- Your instructions -
Print the listing in its entirety and exactly, leaving out images.

- Data shown -
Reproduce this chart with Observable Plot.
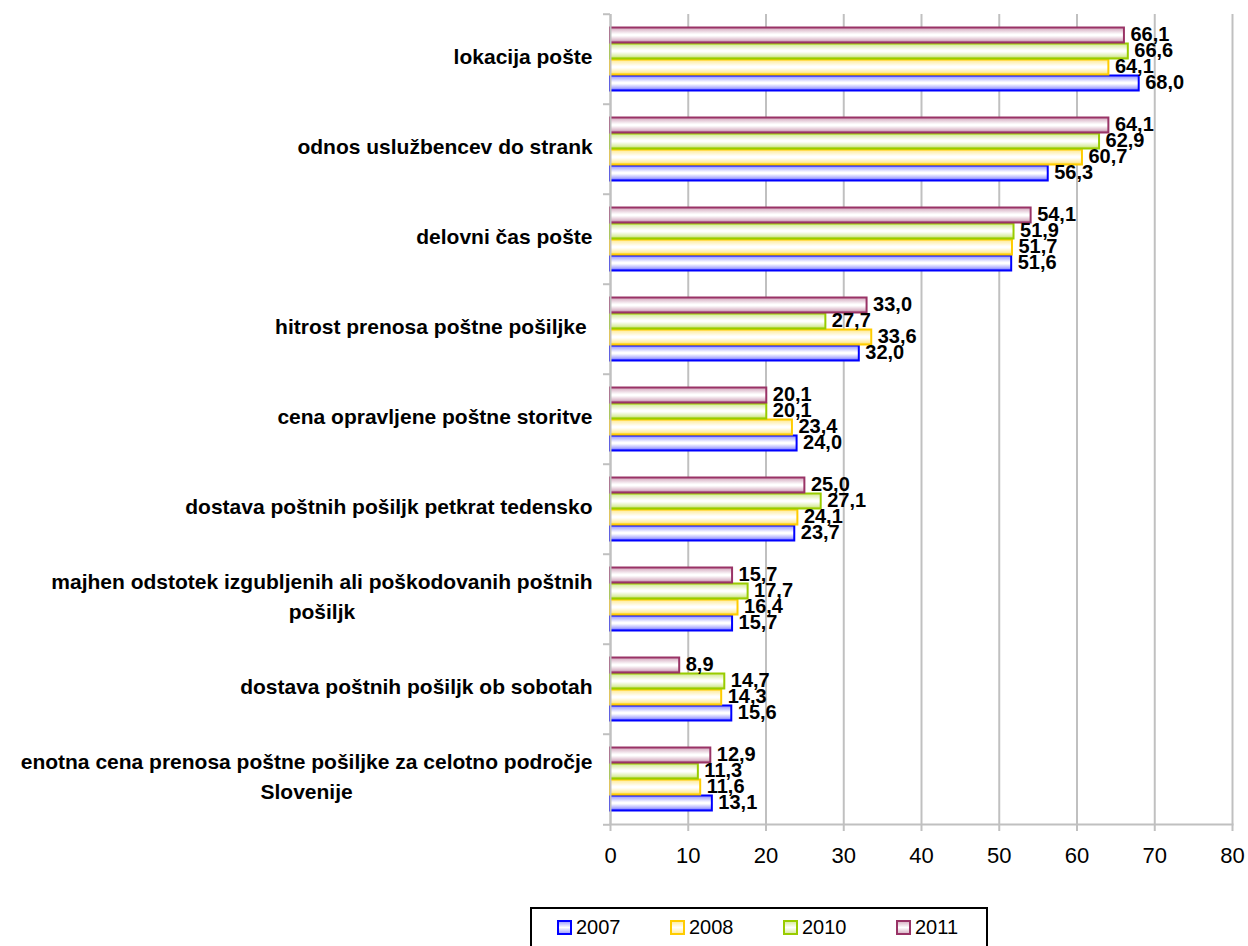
<!DOCTYPE html>
<html>
<head>
<meta charset="utf-8">
<script src="https://cdn.jsdelivr.net/npm/d3@7"></script>
<script src="https://cdn.jsdelivr.net/npm/@observablehq/plot@0.6"></script>
<style>
  html, body { margin: 0; padding: 0; background: #fff; }
  body { width: 1248px; height: 946px; position: relative; overflow: hidden; font-family: "Liberation Sans", Arial, sans-serif; }
  svg text { white-space: pre; }
  #legend {
    position: absolute; left: 530px; top: 907px; width: 454px; height: 50px;
    border: 2px solid #000; box-sizing: content-box;
  }
  #legend .item { position: absolute; top: 7px; display: flex; align-items: center; font-size: 20px; color: #000; }
  #legend .sw { width: 11px; height: 11px; border: 2px solid; margin-right: 4px; }
</style>
</head>
<body>
<div id="chart"></div>
<div id="legend"></div>
<script>
// Survey categories, top to bottom
const categories = [
  "lokacija pošte",
  "odnos uslužbencev do strank",
  "delovni čas pošte",
  "hitrost prenosa poštne pošiljke ",
  "cena opravljene poštne storitve",
  "dostava poštnih pošiljk petkrat tedensko",
  "majhen odstotek izgubljenih ali poškodovanih poštnih\npošiljk",
  "dostava poštnih pošiljk ob sobotah",
  "enotna cena prenosa poštne pošiljke za celotno področje\nSlovenije"
];

const years = ["2007", "2008", "2010", "2011"];

// Percentages per year, in category order
const values2007 = [68.0, 56.3, 51.6, 32.0, 24.0, 23.7, 15.7, 15.6, 13.1];
const values2008 = [64.1, 60.7, 51.7, 33.6, 23.4, 24.1, 16.4, 14.3, 11.6];
const values2010 = [66.6, 62.9, 51.9, 27.7, 20.1, 27.1, 17.7, 14.7, 11.3];
const values2011 = [66.1, 64.1, 54.1, 33.0, 20.1, 25.0, 15.7, 8.9, 12.9];

const yearColors = ["#0000ff", "#ffcc00", "#99cc00", "#993366"];
const xTicks = [0, 10, 20, 30, 40, 50, 60, 70, 80];

const seriesByYear = [values2007, values2008, values2010, values2011];
const colorOf = new Map(years.map((y, i) => [y, yearColors[i]]));
const gradOf = y => `url(#grad-${y})`;

const rows = [];
categories.forEach((c, ci) => {
  years.forEach((y, yi) => rows.push({category: c, year: y, value: seriesByYear[yi][ci]}));
});

const fmt = v => v.toFixed(1).replace(".", ",");

const W = 1248, H = 890, mT = 11, mB = 64, mL = 610, mR = 16;
const step = (H - mT - mB) / categories.length;
const grey = "#c0c0c0";

const svg = Plot.plot({
  width: W,
  height: H,
  marginTop: mT,
  marginBottom: mB,
  marginLeft: mL,
  marginRight: mR,
  style: {fontFamily: "'Liberation Sans', Arial, sans-serif", background: "#fff", color: "#000"},
  x: {domain: [0, 80], label: null},
  y: {domain: ["2011", "2010", "2008", "2007"], paddingInner: 0, paddingOuter: 0.66, axis: null},
  fy: {domain: categories, padding: 0, axis: null, label: null},
  color: {type: "identity"},
  marks: [
    Plot.gridX({ticks: xTicks, stroke: grey, strokeOpacity: 1, strokeWidth: 2}),
    Plot.barX(rows, {
      x: "value", y: "year", fy: "category",
      fill: d => gradOf(d.year), stroke: d => colorOf.get(d.year), strokeWidth: 2,
      insetTop: 0.5, insetBottom: 0.5
    }),
    Plot.text(rows, {
      x: "value", y: "year", fy: "category", text: d => fmt(d.value),
      textAnchor: "start", dx: 6, dy: -1, fontWeight: "bold", fontSize: 20, fill: "#000"
    }),
    Plot.ruleX([0], {stroke: grey, strokeWidth: 2}),
    Plot.frame({anchor: "bottom", facetAnchor: "bottom", stroke: grey, strokeWidth: 2}),
    Plot.axisX({ticks: xTicks, tickSize: 7, tickPadding: 16, fontSize: 22, stroke: grey, strokeWidth: 2, label: null}),
    Plot.axisFy({anchor: "left", tickSize: 0, tickPadding: 18, dy: -5, fontSize: 21, fontWeight: "bold", label: null, lineHeight: 1.4}),
    Plot.axisFy({anchor: "left", tickSize: 7, tickPadding: 0, dy: -step / 2, tickFormat: () => "", stroke: grey, strokeWidth: 2, label: null}),
    Plot.axisFy({anchor: "left", ticks: [categories[categories.length - 1]], tickSize: 7, tickPadding: 0, dy: step / 2, tickFormat: () => "", stroke: grey, strokeWidth: 2, label: null})
  ]
});

// Bar shading: coloured edges fading to white in the middle
const defs = d3.select(svg).insert("defs", ":first-child");
years.forEach(y => {
  const c = colorOf.get(y);
  const g = defs.append("linearGradient").attr("id", `grad-${y}`)
    .attr("x1", 0).attr("y1", 0).attr("x2", 0).attr("y2", 1);
  [[0, 0.45], [0.45, 0], [0.55, 0], [0.85, 0.35], [1, 0.75]].forEach(([o, a]) => {
    g.append("stop").attr("offset", o).attr("stop-color", d3.interpolateRgb("#ffffff", c)(a));
  });
});

document.getElementById("chart").appendChild(svg);

// Category labels: each line centred within its own block
d3.select(svg).selectAll('g[aria-label="fy-axis tick label"] text').each(function () {
  const b = this.getBBox();
  const cx = b.x + b.width / 2;
  this.setAttribute("text-anchor", "middle");
  const t = this.getAttribute("transform") || "";
  this.setAttribute("transform", `${t} translate(${cx},0)`);
});

// Legend
const legend = d3.select("#legend");
years.forEach((y, i) => {
  const c = colorOf.get(y);
  const item = legend.append("div").attr("class", "item").style("left", `${25 + i * 113}px`);
  item.append("div").attr("class", "sw")
    .style("border-color", c)
    .style("background", `linear-gradient(to bottom, ${d3.interpolateRgb("#fff", c)(0.35)}, #fff 50%, ${d3.interpolateRgb("#fff", c)(0.35)})`);
  item.append("span").text(y);
});
</script>
</body>
</html>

- Written solution -
Reproduce this chart with Observable Plot.
<!DOCTYPE html>
<html>
<head>
<meta charset="utf-8">
<script src="https://cdn.jsdelivr.net/npm/d3@7"></script>
<script src="https://cdn.jsdelivr.net/npm/@observablehq/plot@0.6"></script>
<style>
  html, body { margin: 0; padding: 0; background: #fff; }
  body { width: 1248px; height: 946px; position: relative; overflow: hidden; font-family: "Liberation Sans", Arial, sans-serif; }
  svg text { white-space: pre; }
  #legend {
    position: absolute; left: 530px; top: 907px; width: 454px; height: 50px;
    border: 2px solid #000; box-sizing: content-box;
  }
  #legend .item { position: absolute; top: 7px; display: flex; align-items: center; font-size: 20px; color: #000; }
  #legend .sw { width: 11px; height: 11px; border: 2px solid; margin-right: 4px; }
</style>
</head>
<body>
<div id="chart"></div>
<div id="legend"></div>
<script>
// Survey categories, top to bottom
const categories = [
  "lokacija pošte",
  "odnos uslužbencev do strank",
  "delovni čas pošte",
  "hitrost prenosa poštne pošiljke ",
  "cena opravljene poštne storitve",
  "dostava poštnih pošiljk petkrat tedensko",
  "majhen odstotek izgubljenih ali poškodovanih poštnih\npošiljk",
  "dostava poštnih pošiljk ob sobotah",
  "enotna cena prenosa poštne pošiljke za celotno področje\nSlovenije"
];

const years = ["2007", "2008", "2010", "2011"];

// Percentages per year, in category order
const values2007 = [68.0, 56.3, 51.6, 32.0, 24.0, 23.7, 15.7, 15.6, 13.1];
const values2008 = [64.1, 60.7, 51.7, 33.6, 23.4, 24.1, 16.4, 14.3, 11.6];
const values2010 = [66.6, 62.9, 51.9, 27.7, 20.1, 27.1, 17.7, 14.7, 11.3];
const values2011 = [66.1, 64.1, 54.1, 33.0, 20.1, 25.0, 15.7, 8.9, 12.9];

const yearColors = ["#0000ff", "#ffcc00", "#99cc00", "#993366"];
const xTicks = [0, 10, 20, 30, 40, 50, 60, 70, 80];

const seriesByYear = [values2007, values2008, values2010, values2011];
const colorOf = new Map(years.map((y, i) => [y, yearColors[i]]));
const gradOf = y => `url(#grad-${y})`;

const rows = [];
categories.forEach((c, ci) => {
  years.forEach((y, yi) => rows.push({category: c, year: y, value: seriesByYear[yi][ci]}));
});

const fmt = v => v.toFixed(1).replace(".", ",");

const W = 1248, H = 890, mT = 11, mB = 64, mL = 610, mR = 16;
const step = (H - mT - mB) / categories.length;
const grey = "#c0c0c0";

const svg = Plot.plot({
  width: W,
  height: H,
  marginTop: mT,
  marginBottom: mB,
  marginLeft: mL,
  marginRight: mR,
  style: {fontFamily: "'Liberation Sans', Arial, sans-serif", background: "#fff", color: "#000"},
  x: {domain: [0, 80], label: null},
  y: {domain: ["2011", "2010", "2008", "2007"], paddingInner: 0, paddingOuter: 0.66, axis: null},
  fy: {domain: categories, padding: 0, axis: null, label: null},
  color: {type: "identity"},
  marks: [
    Plot.gridX({ticks: xTicks, stroke: grey, strokeOpacity: 1, strokeWidth: 2}),
    Plot.barX(rows, {
      x: "value", y: "year", fy: "category",
      fill: d => gradOf(d.year), stroke: d => colorOf.get(d.year), strokeWidth: 2,
      insetTop: 0.5, insetBottom: 0.5
    }),
    Plot.text(rows, {
      x: "value", y: "year", fy: "category", text: d => fmt(d.value),
      textAnchor: "start", dx: 6, dy: -1, fontWeight: "bold", fontSize: 20, fill: "#000"
    }),
    Plot.ruleX([0], {stroke: grey, strokeWidth: 2}),
    Plot.frame({anchor: "bottom", facetAnchor: "bottom", stroke: grey, strokeWidth: 2}),
    Plot.axisX({ticks: xTicks, tickSize: 7, tickPadding: 16, fontSize: 22, stroke: grey, strokeWidth: 2, label: null}),
    Plot.axisFy({anchor: "left", tickSize: 0, tickPadding: 18, dy: -5, fontSize: 21, fontWeight: "bold", label: null, lineHeight: 1.4}),
    Plot.axisFy({anchor: "left", tickSize: 7, tickPadding: 0, dy: -step / 2, tickFormat: () => "", stroke: grey, strokeWidth: 2, label: null}),
    Plot.axisFy({anchor: "left", ticks: [categories[categories.length - 1]], tickSize: 7, tickPadding: 0, dy: step / 2, tickFormat: () => "", stroke: grey, strokeWidth: 2, label: null})
  ]
});

// Bar shading: coloured edges fading to white in the middle
const defs = d3.select(svg).insert("defs", ":first-child");
years.forEach(y => {
  const c = colorOf.get(y);
  const g = defs.append("linearGradient").attr("id", `grad-${y}`)
    .attr("x1", 0).attr("y1", 0).attr("x2", 0).attr("y2", 1);
  [[0, 0.45], [0.45, 0], [0.55, 0], [0.85, 0.35], [1, 0.75]].forEach(([o, a]) => {
    g.append("stop").attr("offset", o).attr("stop-color", d3.interpolateRgb("#ffffff", c)(a));
  });
});

document.getElementById("chart").appendChild(svg);

// Category labels: each line centred within its own block
d3.select(svg).selectAll('g[aria-label="fy-axis tick label"] text').each(function () {
  const b = this.getBBox();
  const cx = b.x + b.width / 2;
  this.setAttribute("text-anchor", "middle");
  const t = this.getAttribute("transform") || "";
  this.setAttribute("transform", `${t} translate(${cx},0)`);
});

// Legend
const legend = d3.select("#legend");
years.forEach((y, i) => {
  const c = colorOf.get(y);
  const item = legend.append("div").attr("class", "item").style("left", `${25 + i * 113}px`);
  item.append("div").attr("class", "sw")
    .style("border-color", c)
    .style("background", `linear-gradient(to bottom, ${d3.interpolateRgb("#fff", c)(0.35)}, #fff 50%, ${d3.interpolateRgb("#fff", c)(0.35)})`);
  item.append("span").text(y);
});
</script>
</body>
</html>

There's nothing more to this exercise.